The earthquake that struck Chile on February 2010 increased the need for emergency relief products and accelerated the implementation curve of 3 projects which, went from concept to pilot implementation in less that a year with local Chilean manufacturers. Feedback from this pilot phase is currently driving the re-design and licensing of the Ducha Halo shower model for mass-production, to reach scale of millions across 19 Latin American countries.
5. What is the social value of your design? (Gladdening, educational, economic, paradigm-shifting, sustainable, labor-mindful, environmental, cultural, etc.) How does it earn its keep in the world?
Viewed as an example for the execution of socially driven design principles, it demonstrates the far-reaching potential for specifically tailored design research methodologies, collaborative processes, and creative solutions to achieve further relevant successes globally.
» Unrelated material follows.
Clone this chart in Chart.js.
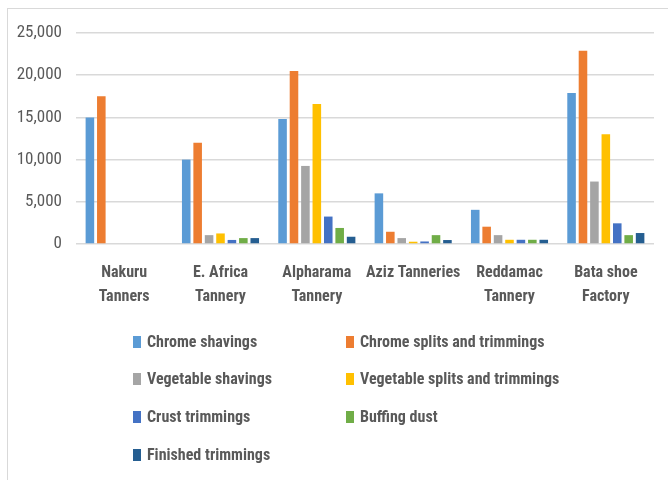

As a template for action, Safe Agua evinces the role of designers as potential change agents for people living in poverty, or otherwise suffering from seemingly intractable problems yet to be addressed by the power of design.
From the perspective of students’ experience, Safe Agua helped students to see design in a new light, supported by a context of real world challenges. It demonstrates that small incremental solutions based on innovative thinking, re-purposing existing materials and maximizing resources can bring about exponential impact in society.
Specific benefits to the BoP users include: health & comfort; affordable & easy to assemble; dignity & cleanliness for work and school, via 3 products & services, currently in pilot implementation:
- Ducha Halo portable shower: 50 DIY kits distributed after 2010 Chilean earthquake; 200 kits to be assembled in 2011 in Argentina community workshops, at a cost of $7 to NGO and $10 residents; parts stocked by Sodimac hardware chain and featured in DIY TV show
- Mila Community Laundries: 10 laundries implemented in earthquake relief transitional housing; funded by Unilever's OMO brand; community group decides cost per load & collectively run & maintains Mila
- Relava sink: currently in pilot testing; yields improved daily quality of life, ergonomic & health benefits of sanitary kitchen workstation for washing dishes
6. If you could have done one thing differently with the project, what would you have changed?
While the Safe Agua project successfully integrated a transdisciplinary team that spanned the design disciplines, in hindsight, we would fully embed business strategy and engineering members within the team from the initial project planning and field research stage. During Safe Agua, we invited consultants in social entrepreneurship and engineering for cost-effective manufacturability to critiques and brainstorming sessions. In these sessions, we came to realize the value of the full integration of these fields throughout the process, from the very outset of the project, embedded with teams of designers. As we move forward with the Safe Agua project, with a new team of students designers conducting field research in Peru in August 2011 and expanding on the Safe Agua Chile innovations, we will incorporate the fields to ensure actionable designs that incorporate distribution and inclusive business models, as well as affordable manufacturing strategies, to reach scale and yield the greatest impact.
We chose this project for its systems approach to a problem that affects millions throughout the world, and the potential for generating awareness and action. This project would have benefited, however, from greater attention to the responsibility of others, not just slum dwellers, toward conserving scarce water resources.